In quantum field theory (QFT), the "vacuum" is not just empty space but the lowest-energy state of a quantum field. If the energy landscape has multiple local minima, the local ground states are the false vacuum (FV) which can tunnel towards the global ground state (true vacuum, TV). This process exhibits signature akin to classical supercooled gas transitions and many-body tunneling in discrete quantum systems. Here, we study the FV decay and bubble nucleation in a Rydberg atom ring. The long-range van-der-Waals interactions and individual-site addressability allow us to explore physics beyond the standard Ising model.
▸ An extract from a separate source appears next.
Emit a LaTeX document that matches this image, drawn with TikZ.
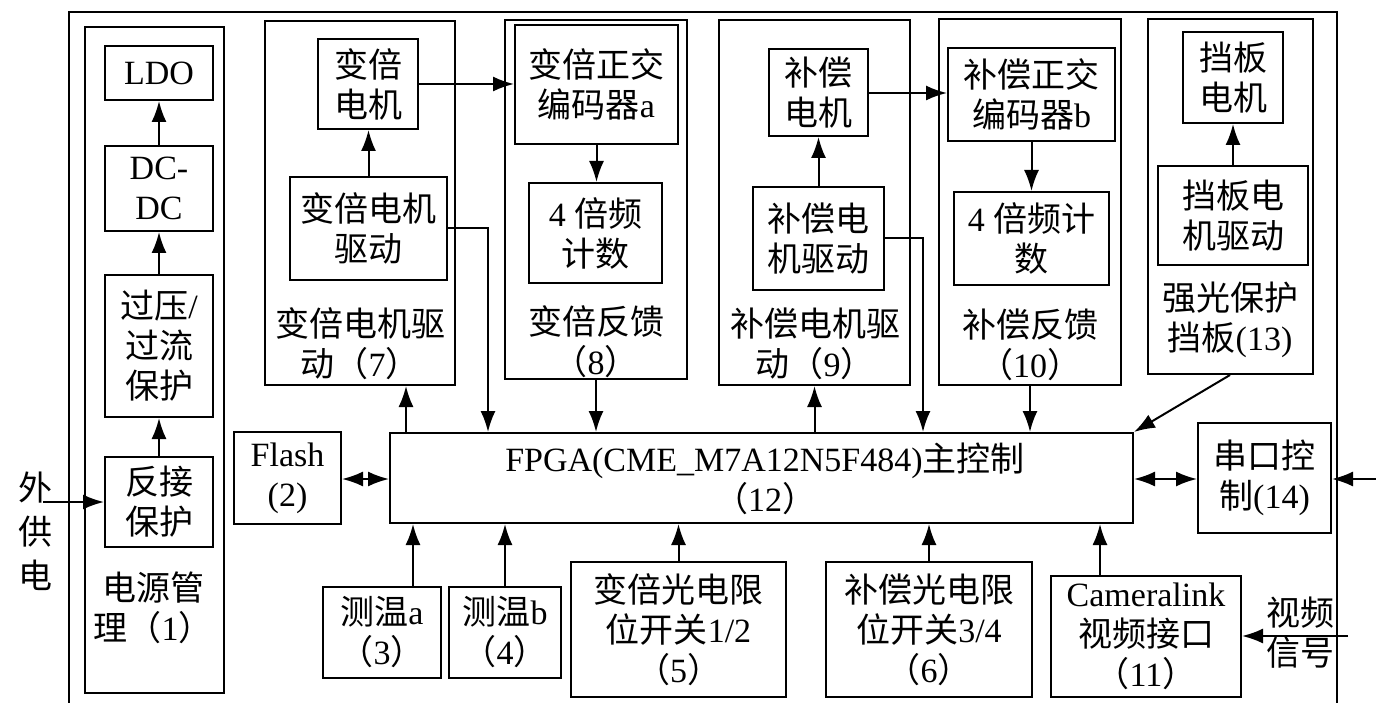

We observe that the FV decay rate decreases exponentially with the inverse of the symmetry-breaking field, directly mirroring QFT predictions. Moreover, we demonstrate that even minor deviations from the ideal metastable state can cause a stark departure from this universal scaling law. Extending beyond short-time decay dynamics, we also examine resonant bubble nucleation, a feature distinctive to systems with discrete energy spectra. Our findings and methods open avenues for future studies of many-body tunneling in higher dimensions or more complex geometries.

Figures (10)

• Figure 1: Simulating false vacuum decay with a programmable Rydberg atom array. (a) Schematic of the experimental setup. Neutral atoms are trapped in a ring geometry and illuminated globally by the 420-nm and 1013-nm lasers, coupling the ground state to a high-lying Rydberg state (70S). A set of far-detuned, site-selective addressing lasers (pink beams) illuminates every other atom, generating a staggered detuning. A magnetic field $B$ parallel to the 420-nm laser defines the quantization axis. (b) Energy landscape for false vacuum decay in an antiferromagnetic Ising model. The staggered longitudinal field breaks the degeneracy of the two Néel-ordered ground states, creating a metastable false vacuum and a stable true vacuum. Quantum tunneling from the false vacuum towards the true vacuum proceeds via the nucleation of true vacuum bubbles (illustrated as gray domains of flipped spins). The dashed lines denote static energies ($\Omega=0$) of representative spin configurations along the unfolded ring.
• Figure 2: Dynamics and scaling of the false vacuum decay. Main panel: Measured time evolution of the rescaled antiferromagnetic (AFM) order for an $N=16$ atom ring, plotted on a logarithmic scale for different $V/\Delta_l$ ratios. Experimental data (solid squares) are averaged over 300 realizations. Solid lines are exponential fits $M_{\text{AFM}}^{\text{~res}}(t) \propto e^{-\gamma t}$ to the data within time windows $t \in [0.02,0.18]~\rm{\mu}s$, used to extract the decay rate $\gamma$. Dashed lines are extensions of these fits. Inset: Extracted decay rate $\gamma$, normalized by $\Omega$, as a function of the inverse local staggered field $V/\Delta_l$. Experimental results for $N=16$ (empty diamonds) and $N=24$ (solid hexagons) are shown with statistical error bars. The gray line is the decay rate extracted from numerical simulations for $N=16$ without considering any experimental errors.
• Figure 3: Comparison of FV decay of an initial Néel state (blue squares) versus the pre-quench ground (PQG) state (orange pentagons). (a) Measured evolution of the AFM order starting from the Néel state versus PQG state, for $\Delta_l/V=0$ (left) and $\Delta_l/V=0.08$ (right). Solid lines connecting data points are guides to the eye. Dashed lines are numerical simulations that include decoherence at the bench-marked level. (b) Comparison of decay rates, extracted from numerical simulation, for the Néel and PQG states as a function of $V/\Delta_l$. The left panel shows the result for $\Delta_g/V=1$, and the solid gray line is the theoretical prediction based on Eq. (6) of Ref. 2021_Lagnese_FVDinSpinChains without any fitting parameters. The right panel shows the result for $\Delta_g/V=0.8$, and the dashed gray line represents a linear fit for the PQG data.
• Figure 4: Resonant nucleation of true-vacuum bubbles. (a) Energy landscape of the product states (in grey filled circles) at the $L=2$ resonance ($V/\Delta_l \approx 2$) forming a nearly triangular grid, on which the final state projection is drawn according to the color bar. Starting from the Néel state (lower left), the final state preferentially populating the $L=2$ bubble manifolds, with the most probable four-bubble manifold illustrated at the lower right. (b) Measured bubble density for sizes $L=1, 2, 3$ during the ramp (at $V/\Delta_l=2$), showing the steepest increase for the $L=2$ bubbles. (c-e) Experimental verification of the resonance condition. The final bubble densities $\langle\Sigma_L\rangle$ are plotted versus $V/\Delta_l$ for $L=1$ (c), $L=2$ (d), and $L=3$ (e), revealing distinct peaks at their respective $V/\Delta_l \approx L$. Ramp parameters ($\Omega_f/(2\pi), T$) are independently optimized for each $L$ to maximize the signal: (c) ($1$ MHz, $0.5~\mu$s); (d) ($1.8$ MHz, $1~\mu$s); (e) ($1.8$ MHz, $2~\mu$s).
• Figure S1: Experimental time sequence for Néel state preparation and subsequent decay measurement. The sequence consists of adiabatic transfer, Néel state preparation via a Landau-Zener sweep, the decay process under the target Hamiltonian, and the final projective measurement.